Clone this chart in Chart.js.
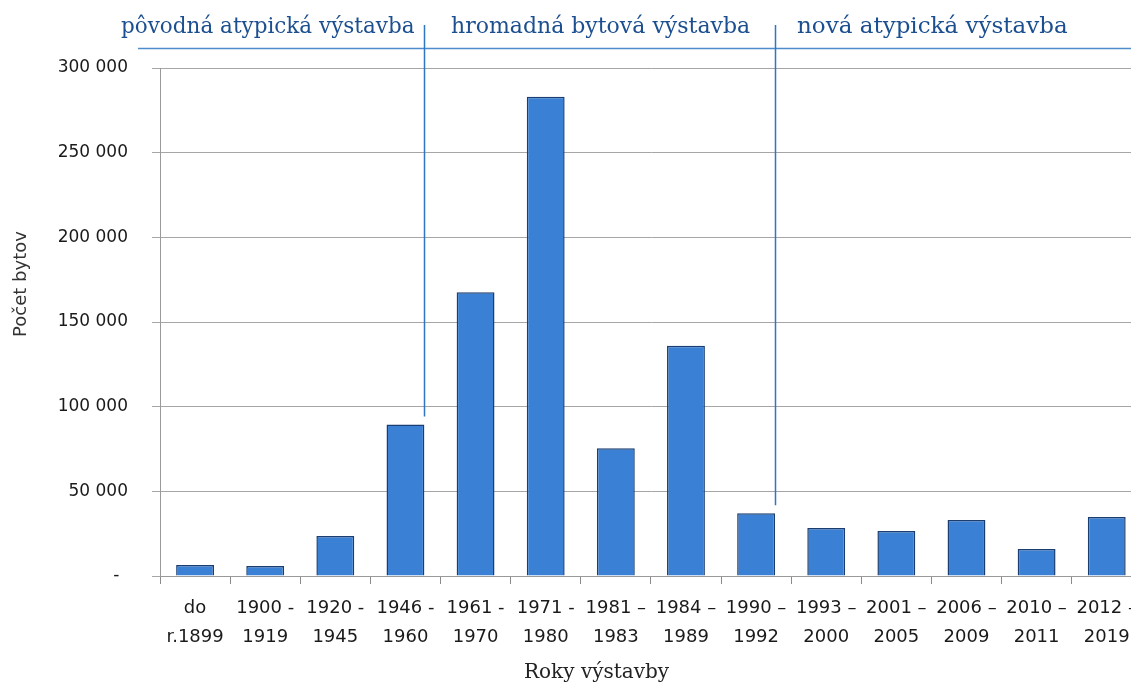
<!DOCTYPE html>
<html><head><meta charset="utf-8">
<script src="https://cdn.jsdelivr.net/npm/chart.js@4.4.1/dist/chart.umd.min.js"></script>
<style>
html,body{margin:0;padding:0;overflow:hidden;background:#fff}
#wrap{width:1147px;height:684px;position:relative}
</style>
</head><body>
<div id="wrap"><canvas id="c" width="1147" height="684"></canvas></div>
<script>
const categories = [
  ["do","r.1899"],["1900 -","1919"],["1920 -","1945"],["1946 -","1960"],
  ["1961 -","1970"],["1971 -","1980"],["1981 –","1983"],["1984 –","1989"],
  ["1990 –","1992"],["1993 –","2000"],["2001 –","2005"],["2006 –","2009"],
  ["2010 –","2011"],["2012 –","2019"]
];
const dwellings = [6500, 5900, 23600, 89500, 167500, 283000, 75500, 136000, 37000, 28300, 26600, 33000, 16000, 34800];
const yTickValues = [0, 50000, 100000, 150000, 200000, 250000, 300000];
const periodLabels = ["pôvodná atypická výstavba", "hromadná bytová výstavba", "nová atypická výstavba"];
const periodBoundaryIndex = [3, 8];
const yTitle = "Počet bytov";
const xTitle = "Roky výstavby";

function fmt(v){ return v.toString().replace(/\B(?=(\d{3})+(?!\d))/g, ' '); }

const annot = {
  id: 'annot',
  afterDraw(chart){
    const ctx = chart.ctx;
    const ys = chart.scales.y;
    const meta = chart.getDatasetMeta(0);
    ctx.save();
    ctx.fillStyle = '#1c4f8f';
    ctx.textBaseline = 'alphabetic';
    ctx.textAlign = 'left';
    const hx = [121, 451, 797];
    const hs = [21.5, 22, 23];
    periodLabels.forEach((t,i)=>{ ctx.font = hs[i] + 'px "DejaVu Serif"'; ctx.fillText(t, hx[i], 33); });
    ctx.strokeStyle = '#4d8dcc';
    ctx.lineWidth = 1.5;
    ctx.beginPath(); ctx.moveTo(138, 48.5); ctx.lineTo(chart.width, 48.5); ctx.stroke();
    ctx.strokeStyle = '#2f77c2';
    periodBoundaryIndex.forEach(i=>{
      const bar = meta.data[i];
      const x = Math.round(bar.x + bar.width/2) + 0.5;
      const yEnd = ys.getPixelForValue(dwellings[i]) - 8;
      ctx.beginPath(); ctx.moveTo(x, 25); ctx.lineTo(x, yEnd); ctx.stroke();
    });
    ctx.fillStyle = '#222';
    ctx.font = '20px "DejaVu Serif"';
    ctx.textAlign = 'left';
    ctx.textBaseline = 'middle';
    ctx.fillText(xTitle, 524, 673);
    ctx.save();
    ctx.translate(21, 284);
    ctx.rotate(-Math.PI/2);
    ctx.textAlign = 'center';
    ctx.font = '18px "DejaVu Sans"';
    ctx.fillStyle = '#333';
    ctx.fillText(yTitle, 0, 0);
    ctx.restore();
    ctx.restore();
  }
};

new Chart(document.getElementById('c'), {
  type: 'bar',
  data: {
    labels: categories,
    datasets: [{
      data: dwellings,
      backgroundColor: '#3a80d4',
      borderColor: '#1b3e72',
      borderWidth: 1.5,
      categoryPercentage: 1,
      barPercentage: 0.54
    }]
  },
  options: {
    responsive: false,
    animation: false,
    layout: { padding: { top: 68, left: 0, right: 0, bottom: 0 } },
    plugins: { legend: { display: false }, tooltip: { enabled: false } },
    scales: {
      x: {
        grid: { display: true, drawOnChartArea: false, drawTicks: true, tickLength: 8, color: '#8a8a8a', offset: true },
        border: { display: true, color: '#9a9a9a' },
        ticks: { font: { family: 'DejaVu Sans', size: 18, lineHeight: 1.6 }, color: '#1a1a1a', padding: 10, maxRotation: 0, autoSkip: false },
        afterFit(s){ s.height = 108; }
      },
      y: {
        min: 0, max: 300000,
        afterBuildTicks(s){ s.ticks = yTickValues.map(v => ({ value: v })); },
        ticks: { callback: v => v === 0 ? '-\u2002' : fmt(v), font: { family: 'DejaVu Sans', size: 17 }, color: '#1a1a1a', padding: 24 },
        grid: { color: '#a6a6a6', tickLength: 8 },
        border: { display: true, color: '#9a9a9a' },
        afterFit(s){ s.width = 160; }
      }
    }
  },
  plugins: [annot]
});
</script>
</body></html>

..........

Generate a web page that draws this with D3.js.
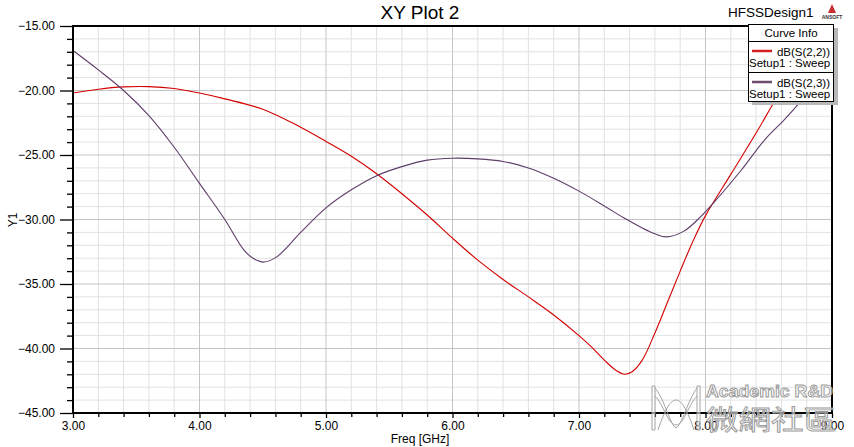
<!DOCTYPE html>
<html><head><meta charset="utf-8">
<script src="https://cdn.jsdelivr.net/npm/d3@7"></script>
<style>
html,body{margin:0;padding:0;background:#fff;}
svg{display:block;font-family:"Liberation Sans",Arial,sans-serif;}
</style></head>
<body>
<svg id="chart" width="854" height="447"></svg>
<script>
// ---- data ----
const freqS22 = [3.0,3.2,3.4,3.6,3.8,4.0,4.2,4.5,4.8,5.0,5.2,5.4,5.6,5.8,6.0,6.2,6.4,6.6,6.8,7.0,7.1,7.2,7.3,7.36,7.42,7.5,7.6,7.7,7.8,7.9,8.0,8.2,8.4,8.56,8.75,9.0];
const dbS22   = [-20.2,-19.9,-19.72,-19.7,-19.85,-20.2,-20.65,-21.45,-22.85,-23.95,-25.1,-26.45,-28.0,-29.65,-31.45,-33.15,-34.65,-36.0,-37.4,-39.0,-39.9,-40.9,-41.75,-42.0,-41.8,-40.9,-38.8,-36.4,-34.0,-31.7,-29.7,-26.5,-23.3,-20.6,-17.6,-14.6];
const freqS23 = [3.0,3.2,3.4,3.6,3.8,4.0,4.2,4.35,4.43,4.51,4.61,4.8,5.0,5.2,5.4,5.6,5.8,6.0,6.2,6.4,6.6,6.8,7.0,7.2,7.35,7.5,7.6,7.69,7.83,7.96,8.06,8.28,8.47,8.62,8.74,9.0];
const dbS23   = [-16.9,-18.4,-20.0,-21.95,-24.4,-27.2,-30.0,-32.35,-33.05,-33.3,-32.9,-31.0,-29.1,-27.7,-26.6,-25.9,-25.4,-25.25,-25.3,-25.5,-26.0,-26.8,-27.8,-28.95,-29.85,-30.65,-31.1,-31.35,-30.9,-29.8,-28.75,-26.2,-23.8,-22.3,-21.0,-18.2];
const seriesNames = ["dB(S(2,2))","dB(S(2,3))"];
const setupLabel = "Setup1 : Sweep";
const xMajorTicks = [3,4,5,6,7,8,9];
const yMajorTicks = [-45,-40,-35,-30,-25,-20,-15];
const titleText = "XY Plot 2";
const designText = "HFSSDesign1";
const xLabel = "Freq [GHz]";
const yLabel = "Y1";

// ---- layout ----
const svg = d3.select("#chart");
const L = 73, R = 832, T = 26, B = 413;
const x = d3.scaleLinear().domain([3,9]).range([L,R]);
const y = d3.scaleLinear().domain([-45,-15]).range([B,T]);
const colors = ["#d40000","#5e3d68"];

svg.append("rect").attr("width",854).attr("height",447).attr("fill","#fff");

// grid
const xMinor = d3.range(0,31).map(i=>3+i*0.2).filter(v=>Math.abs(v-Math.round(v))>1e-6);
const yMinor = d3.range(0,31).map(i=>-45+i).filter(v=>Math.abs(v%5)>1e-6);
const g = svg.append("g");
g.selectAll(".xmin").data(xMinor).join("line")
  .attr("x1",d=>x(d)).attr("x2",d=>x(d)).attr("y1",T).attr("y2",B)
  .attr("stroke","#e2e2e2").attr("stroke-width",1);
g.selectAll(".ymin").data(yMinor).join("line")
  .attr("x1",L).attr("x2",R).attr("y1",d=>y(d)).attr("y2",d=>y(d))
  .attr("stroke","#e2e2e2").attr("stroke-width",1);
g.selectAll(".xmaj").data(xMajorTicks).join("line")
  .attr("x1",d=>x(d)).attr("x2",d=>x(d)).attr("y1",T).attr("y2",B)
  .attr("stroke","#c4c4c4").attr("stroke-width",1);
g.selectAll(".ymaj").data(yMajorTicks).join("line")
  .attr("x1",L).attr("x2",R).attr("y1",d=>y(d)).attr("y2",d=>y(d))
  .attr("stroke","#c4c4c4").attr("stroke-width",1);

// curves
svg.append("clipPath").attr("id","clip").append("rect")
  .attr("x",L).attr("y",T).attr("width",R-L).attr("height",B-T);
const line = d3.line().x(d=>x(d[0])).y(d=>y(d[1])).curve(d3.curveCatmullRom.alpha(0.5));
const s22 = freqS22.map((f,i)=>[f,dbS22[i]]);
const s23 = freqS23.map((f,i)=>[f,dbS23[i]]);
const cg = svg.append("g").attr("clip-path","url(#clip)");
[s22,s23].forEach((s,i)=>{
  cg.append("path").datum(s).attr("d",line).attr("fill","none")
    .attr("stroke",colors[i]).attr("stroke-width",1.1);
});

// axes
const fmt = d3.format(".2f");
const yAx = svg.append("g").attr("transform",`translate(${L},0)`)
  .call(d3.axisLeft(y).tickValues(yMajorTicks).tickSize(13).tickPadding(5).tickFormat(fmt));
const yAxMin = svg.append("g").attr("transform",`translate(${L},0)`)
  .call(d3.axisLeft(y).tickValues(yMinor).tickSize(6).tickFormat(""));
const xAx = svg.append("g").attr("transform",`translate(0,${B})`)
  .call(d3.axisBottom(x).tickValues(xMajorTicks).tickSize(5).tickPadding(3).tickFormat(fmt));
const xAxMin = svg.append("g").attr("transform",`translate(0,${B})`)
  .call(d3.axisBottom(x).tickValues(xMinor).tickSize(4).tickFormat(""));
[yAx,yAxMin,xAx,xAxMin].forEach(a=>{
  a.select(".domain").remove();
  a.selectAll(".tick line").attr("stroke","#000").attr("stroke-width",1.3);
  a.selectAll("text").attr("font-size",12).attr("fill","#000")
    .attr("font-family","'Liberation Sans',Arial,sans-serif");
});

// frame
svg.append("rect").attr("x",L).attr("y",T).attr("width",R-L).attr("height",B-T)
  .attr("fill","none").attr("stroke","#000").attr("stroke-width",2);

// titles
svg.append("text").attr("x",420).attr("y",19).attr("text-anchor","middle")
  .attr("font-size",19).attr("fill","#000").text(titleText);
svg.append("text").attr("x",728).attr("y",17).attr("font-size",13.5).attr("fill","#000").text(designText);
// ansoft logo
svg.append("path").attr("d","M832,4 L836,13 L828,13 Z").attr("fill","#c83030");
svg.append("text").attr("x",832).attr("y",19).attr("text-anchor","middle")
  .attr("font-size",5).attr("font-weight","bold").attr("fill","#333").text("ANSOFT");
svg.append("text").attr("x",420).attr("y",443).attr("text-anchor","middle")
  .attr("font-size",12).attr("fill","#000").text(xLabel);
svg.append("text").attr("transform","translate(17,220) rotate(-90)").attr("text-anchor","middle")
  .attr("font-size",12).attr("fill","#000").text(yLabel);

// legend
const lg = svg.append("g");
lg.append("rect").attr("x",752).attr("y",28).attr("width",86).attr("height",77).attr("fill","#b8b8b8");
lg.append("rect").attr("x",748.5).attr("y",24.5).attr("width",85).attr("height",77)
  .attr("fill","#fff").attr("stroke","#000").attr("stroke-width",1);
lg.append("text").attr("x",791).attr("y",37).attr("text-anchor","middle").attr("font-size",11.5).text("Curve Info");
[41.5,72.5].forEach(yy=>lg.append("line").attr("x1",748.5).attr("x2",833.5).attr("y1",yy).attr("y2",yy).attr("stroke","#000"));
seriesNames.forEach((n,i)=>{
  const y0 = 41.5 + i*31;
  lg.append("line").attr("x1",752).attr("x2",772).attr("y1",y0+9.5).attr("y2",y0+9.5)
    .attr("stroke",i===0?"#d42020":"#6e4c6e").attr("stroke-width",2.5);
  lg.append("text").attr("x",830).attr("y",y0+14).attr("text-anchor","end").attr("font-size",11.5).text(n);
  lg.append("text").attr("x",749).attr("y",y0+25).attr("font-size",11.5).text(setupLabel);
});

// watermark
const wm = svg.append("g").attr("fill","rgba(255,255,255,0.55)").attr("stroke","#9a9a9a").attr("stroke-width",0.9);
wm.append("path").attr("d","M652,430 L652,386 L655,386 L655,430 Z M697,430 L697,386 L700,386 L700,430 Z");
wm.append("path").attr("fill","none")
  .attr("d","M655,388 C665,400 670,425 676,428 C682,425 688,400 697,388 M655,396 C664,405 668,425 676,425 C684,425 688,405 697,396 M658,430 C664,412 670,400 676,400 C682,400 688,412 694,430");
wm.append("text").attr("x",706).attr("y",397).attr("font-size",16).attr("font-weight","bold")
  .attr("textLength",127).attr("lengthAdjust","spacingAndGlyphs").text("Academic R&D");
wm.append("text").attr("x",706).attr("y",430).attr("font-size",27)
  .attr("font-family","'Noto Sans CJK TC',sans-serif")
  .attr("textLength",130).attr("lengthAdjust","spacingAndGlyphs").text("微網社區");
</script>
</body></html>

..........

* [Exercise details] From the listing above, pick out each line where the word "this" appears.

* [Completed task]
Clone this chart in Chart.js.
Generate a web page that draws this with D3.js.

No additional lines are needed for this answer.